Pero lo que resulta más fascinante son las contradicciones que recorren la película. Eastwood es un cineasta de verdad y no un predicador. Su mirada antibélica no está formulada en proclamas, alegorías ni discursos. No es Lewis Milestone ni Peter Collinson. Tampoco es un halcón que celebra una intervención. No es Ray Kellog ni el director John Wayne. Eastwood es un conservador que cree en la defensa de los valores patrióticos, pero que no está dispuesto a entonarles cánticos ni loas.  

Por eso, toma a un héroe nacional y lo desmonta. Elige a un actor que encarna un tipo físico particular y que lleva consigo la mitología del gringo juerguero y hasta despreocupado. Y lo emplea a la manera de los clásicos. Le lima los bordes; le exige contención; le altera el peso y la apariencia física; apela a su presencia contundente;  lo aleja del juego histérico o exhibicionista.  

Y lo integra a su galería de personajes preferidos: aquellos que, al decir de Michael Henry, padecen de “atrofia emocional”, desde “El jinete pálido” hasta J. Edgar Hoover, pasando, claro, por Bird. Lo que se hace aún más nítido en el personaje de Kyle que suele mostrarse ensimismado, que responde con frases cortas y poco inspiradas y tiene reacciones pasionales antes que racionales. Que rehúye de las explicaciones o lamentos, porque nunca matiza.

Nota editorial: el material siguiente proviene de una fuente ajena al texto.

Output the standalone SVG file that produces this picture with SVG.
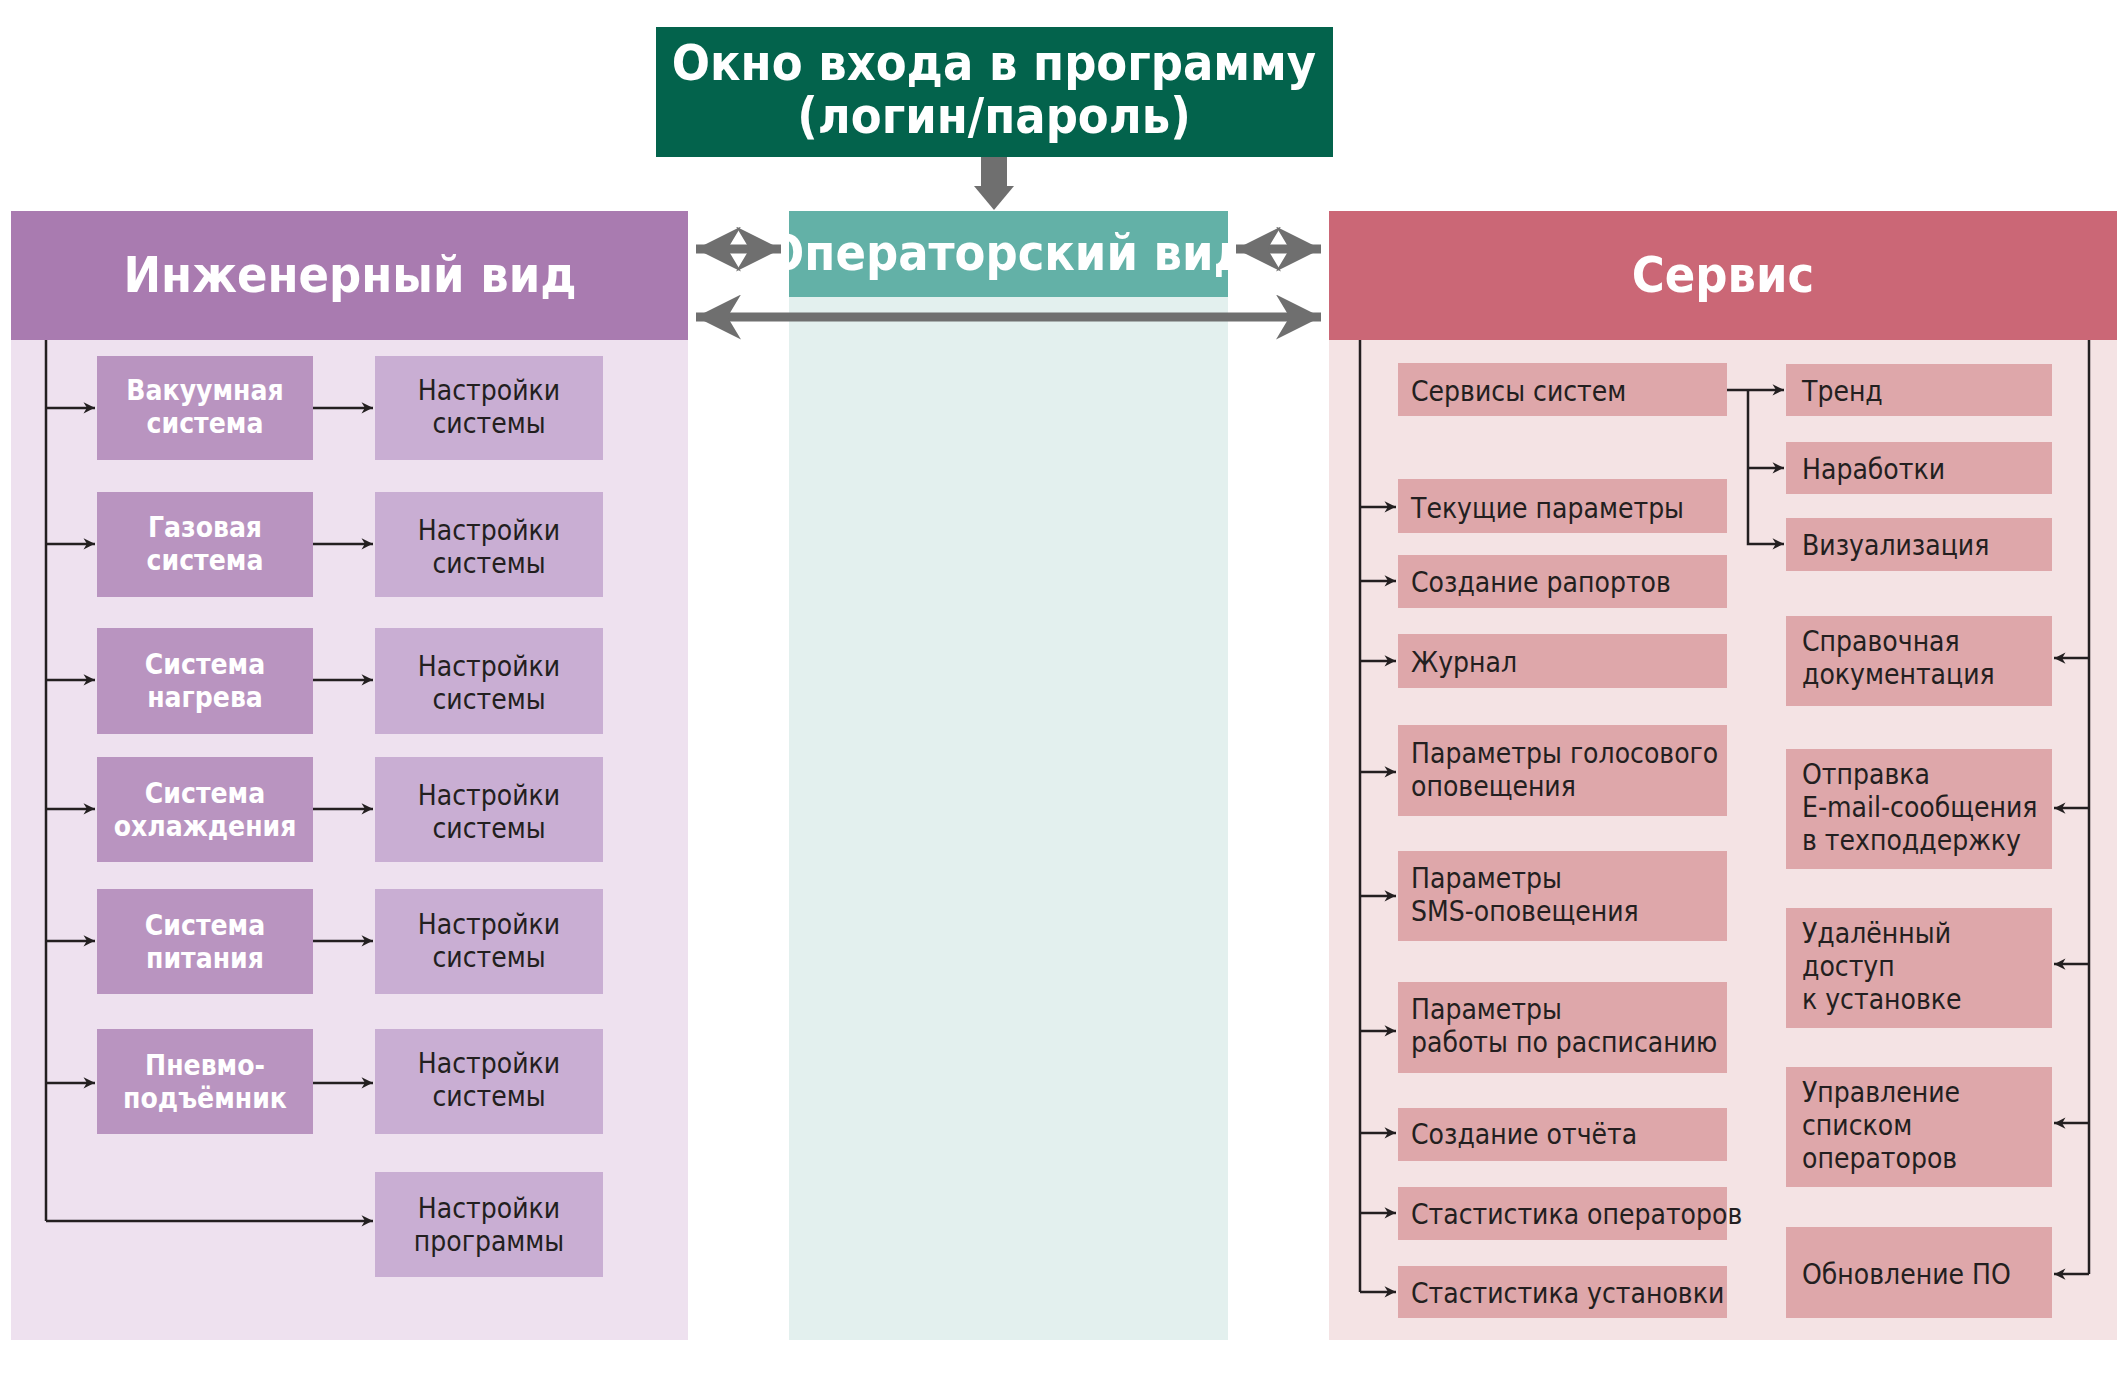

Su mundo es el maniqueo que pregona Fox News.

Kyle es producto de un medio rígido y de una formación rigorista y tradicional. Es el “héroe” modelado por la cultura de las armas de fuego. Esa que recibió de su padre y transmite a su hijo. La de Alan Ladd entrenando a Brandon De Wilde en la autodefensa. O la que grafica la historia de aprendizaje de “The Tin Star”, de Anthony Mann. 

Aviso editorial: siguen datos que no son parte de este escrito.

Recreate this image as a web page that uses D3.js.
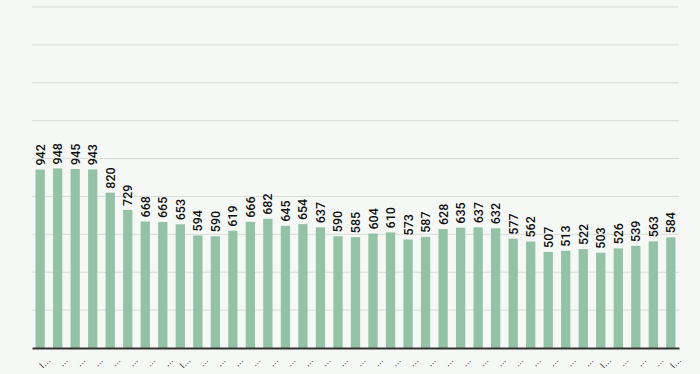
<!DOCTYPE html>
<html>
<head>
<meta charset="utf-8">
<script src="https://cdn.jsdelivr.net/npm/d3@7"></script>
<style>
  html, body { margin: 0; padding: 0; background: #f5f8f5; }
  svg { display: block; font-family: Roboto, "Noto Sans", sans-serif; }
</style>
</head>
<body>
<svg id="chart" width="700" height="374"></svg>
<script>
// values
var values = [942, 948, 945, 943, 820, 729, 668, 665, 653, 594, 590, 619, 666, 682,
  645, 654, 637, 590, 585, 604, 610, 573, 587, 628, 635, 637, 632, 577, 562,
  507, 513, 522, 503, 526, 539, 563, 584];
// category labels are truncated in the picture
var labels = values.map(function(d, i) {
  return (i == 0 || i == 8 || i == 32 || i == 36) ? "l\u2026" : "\u2026";
});
var gridTicks = [0, 200, 400, 600, 800, 1000, 1200, 1400, 1600, 1800];

var svg = d3.select("#chart");
var plotLeft = 32, plotRight = 679, plotTop = 7, plotBottom = 348;

var x = d3.scaleBand()
  .domain(d3.range(values.length))
  .range([plotLeft, plotRight])
  .paddingInner(0.47)
  .paddingOuter(0.2);

var y = d3.scaleLinear()
  .domain([0, 1800])
  .range([plotBottom, plotTop]);

// grid lines
svg.append("g")
  .selectAll("line")
  .data(gridTicks.slice(1))
  .enter()
  .append("line")
  .attr("x1", plotLeft)
  .attr("x2", plotRight)
  .attr("y1", function(d) { return y(d); })
  .attr("y2", function(d) { return y(d); })
  .attr("stroke", "#dadcda")
  .attr("stroke-width", 1);

// bars
svg.append("g")
  .selectAll("rect")
  .data(values)
  .enter()
  .append("rect")
  .attr("x", function(d, i) { return x(i); })
  .attr("y", function(d) { return y(d); })
  .attr("width", x.bandwidth())
  .attr("height", function(d) { return y(0) - y(d); })
  .attr("fill", "#94c2a6");

// value labels, rotated
svg.append("g")
  .selectAll("text")
  .data(values)
  .enter()
  .append("text")
  .attr("transform", function(d, i) {
    return "translate(" + (x(i) + x.bandwidth() / 2 + 4.5) + "," + (y(d) - 4) + ") rotate(-90)";
  })
  .attr("font-size", "12.5px")
  .attr("font-weight", 500)
  .attr("fill", "#111")
  .text(function(d) { return d; });

// x axis
var xAxis = d3.axisBottom(x)
  .tickSize(0)
  .tickPadding(6)
  .tickFormat(function(i) { return labels[i]; });

var gx = svg.append("g")
  .attr("transform", "translate(0," + plotBottom + ")")
  .call(xAxis);
gx.select(".domain")
  .attr("stroke", "#333")
  .attr("stroke-width", 2);
gx.selectAll("text")
  .attr("font-size", "9px")
  .attr("fill", "#222")
  .attr("text-anchor", "end")
  .attr("transform", "translate(1,3) rotate(-45)")
  .attr("dy", "0.9em");
</script>
</body>
</html>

 Pero a diferencia de “Shane, el desconocido” aquí  no hay lirismo ni la memoria de un paraíso perdido o amenazado. Para Eastwood la guerra tal vez sea inevitable, pero siempre es sucia. Es cruel y espectacular a la vez. A un cineasta como él, le causa repugnancia y fascinación al mismo tiempo.

Y termina impregnando o envileciendo a todos, por más idealistas o patrióticas que sean las intenciones del guerrero. Hasta a los veteranos de guerra, perturbados para siempre, como el asesino de Kyle. 

El hombre que mató a 160 iraquíes solo cumple con el destino trágico que forma parte de una cultura: la de las armas, que se gestó en tiempos de William Munny, el protagonista de “Los imperdonables”, ese relato fundacional que se torna, de modo paradójico, crepuscular.  

Tampoco hay actos de coraje. O, en todo caso, sus raíces y meritos son complejos y se ponen en tela de juicio.  Un insufrible “figureti” como Michael Moore, tratando de criticar de modo sibilino –su estilo de siempre- a la película, ha dicho que un francotirador es un cobarde. Acertó, acaso por primera vez. Pero lo que dijo con ánimo de descalificación, es lo mismo que se pregunta Eastwood a lo largo de toda la película. Pero lo hace en voz baja, sin los pitos y matracas ideológicos que suelen adornar el marketing de Moore.

 ¿Valentía del que dispara encaramado, desde la altura y a lo lejos? ¿Coraje de tirar sobre un niño? ¿Gloria del guerrero que se incomoda al oír su apelativo de “Leyenda”? ¿Satisfacción del héroe por recibir el homenaje de un soldado – que parece sacado de “Los mejores años de nuestras vidas”- que tuvo suerte en el combate salvando la vida pero quedando mutilado para siempre? ¿Orgullo del valiente al ver su vida hecha jirones, a su hermano destruido y traicionada su confianza final en los veteranos de guerra capaces de matar a sus colegas?

Pocas películas bélicas han confrontado con tanta madurez -y tan pocos artificios retóricos- los desgarramientos éticos del combatiente como esta, de Eastwood. Ahora recuerdo otra que tendré que revisar pronto: “Sangre en la nieve” (“Battleground”), de Wellman.

Leo en las redes sociales una pregunta: “¿Estilo en American Sniper?”

Es posible que “Francotirador” disguste, pero que una persona dedicada a la crítica de cine formule una pregunta de ese calibre para descalificar a la película es casi tan grueso como dar importancia al bebe falso que desvela las preocupaciones de tuiteros siempre deseosos de estar en la “pepa”.

Sí, la película tiene estilo. Y un gran estilo. El de la continuidad clásica. El del montaje que se articula sobre la figura expresiva del “shot /reverse shot” potenciada aquí por la composición centrada en el eje de la mirada del protagonista. El de la puesta en escena ceñida a la exposición de un filme de género y a las turbulencias de una biografía compleja que revela la otra cara del “héroe”.